As I look back over what I have written, much of it gives me a queer impression, as if the obvious were set forth so condescendingly that readers might well laugh at my pomposity. It may be, however, that concreteness as radical as ours is not so obvious. The whole originality of pragmatism, the whole point in it, is its use of the concrete way of seeing. It begins with concreteness, and returns and ends with it. Dr. Schiller, with his two 'practical' aspects of truth, (1) relevancy to situation, and (2) subsequential utility, is only filling the cup of concreteness to the brim for us. Once seize that cup, and you cannot misunderstand pragmatism.

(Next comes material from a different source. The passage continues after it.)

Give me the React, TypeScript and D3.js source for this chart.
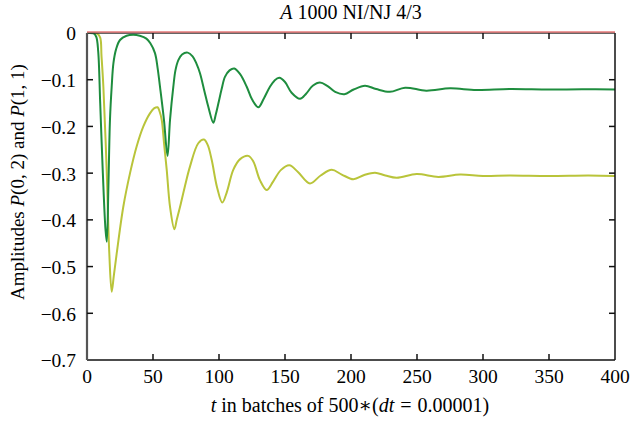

It seems as if the power of imagining the world concretely MIGHT have been common enough to let our readers apprehend us better, as if they might have read between our lines, and, in spite of all our infelicities of expression, guessed a little more correctly what our thought was. But alas! this was not on fate's programme, so we can only think, with the German ditty:—
"Es waer' zu schoen gewesen, Es hat nicht sollen sein."